11 March 2010

Everything Counts

Spring ball's never been about the score, but as St Patrick's Day approaches, we note the Dbacks have won a single nine inning exhibition. It's worth mentioning, since manager trainee Hinch suddenly declared everything counts a few weeks back - in an apparent effort to inspire associates, sound leaderish and coyly discount his own farcical dugout debut.

By declaring "everything counts" ten months into the job, can we be forgiven for assuming that less than everything counted before then? Indeed, after Cap'n AJ's "mutineers" brooded and bungled away most of last summer, one might assume nothing counted, beyond making the bosses look bad.

Our flailing franchise went to considerable lengths, tangibly and rhetorically, to distance itself from 2009, ditching three starters - Davis, Scherzer & Garland (late last season) - for Edwin Jackson and Ian Kennedy. They acquired Bob Howry, Aaron Heilman and half a new infield (Kelly Johnson, Adam Laroche). Beyond the overarching hypocrisy of dumping Bob Melvin for resisting an unpracticed "build from within" philosophy, the individual moves have a certain integrity.

The team will hit, by Diamondback standards. Not because the players, aside from Upton, are all that great, but because after five years, Ken Kendrick finally "splurged" on a major league first baseman. That, and Josh Byrnes has artfully aggregated an entire starting eight on the cusps of projected individual primes. Well, Upton's too young and LaRoche ( he of three consecutive 122 ops+ campaigns) is thirty, but it's an impressive mix of demonstrably (if sporadically) accomplished hitters, who are twenty six, twenty seven and twenty eight years old.

These guys' careers might not match the career outputs of Dodger or Rockie counterparts, but baseball is contested in distinct seasons, not careers, and LA tentatively starts three men 35 or older. Furcal is 32. Prudence dictates some declines there. Colorado's not so ancient, but Helton is 36 and Hawpe and Barmes will be 31 by June. The Dodgers and Rockies boast more career talent, but Arizona's positional collection is uniquely poised to peak offensively in 2010.

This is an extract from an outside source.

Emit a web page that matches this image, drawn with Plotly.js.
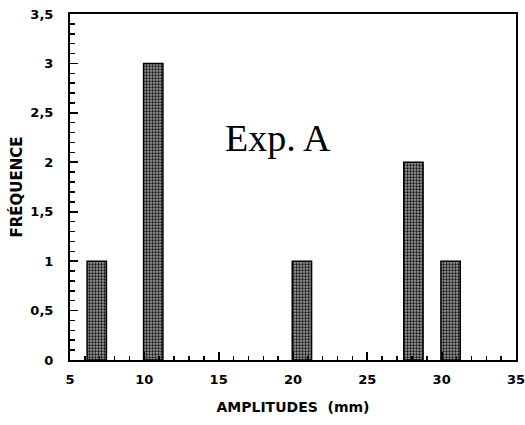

The countervailing dirt, aside from nagging rotational, defensive and managerial concerns, is that B Webb's not progressing as hoped or expected. Piecoro ominously characterized Brandon's mph as "way down", even after eight bullpen sessions, which at the very least translates to missed starts in April. That wont snuff out Arizona's chances in a weak and declining division, but without a minimum of 100 or so quality innings from Webb, the Diamondbacks as currently constructed should yield too many runs to be a formidable squad.

Everything counts.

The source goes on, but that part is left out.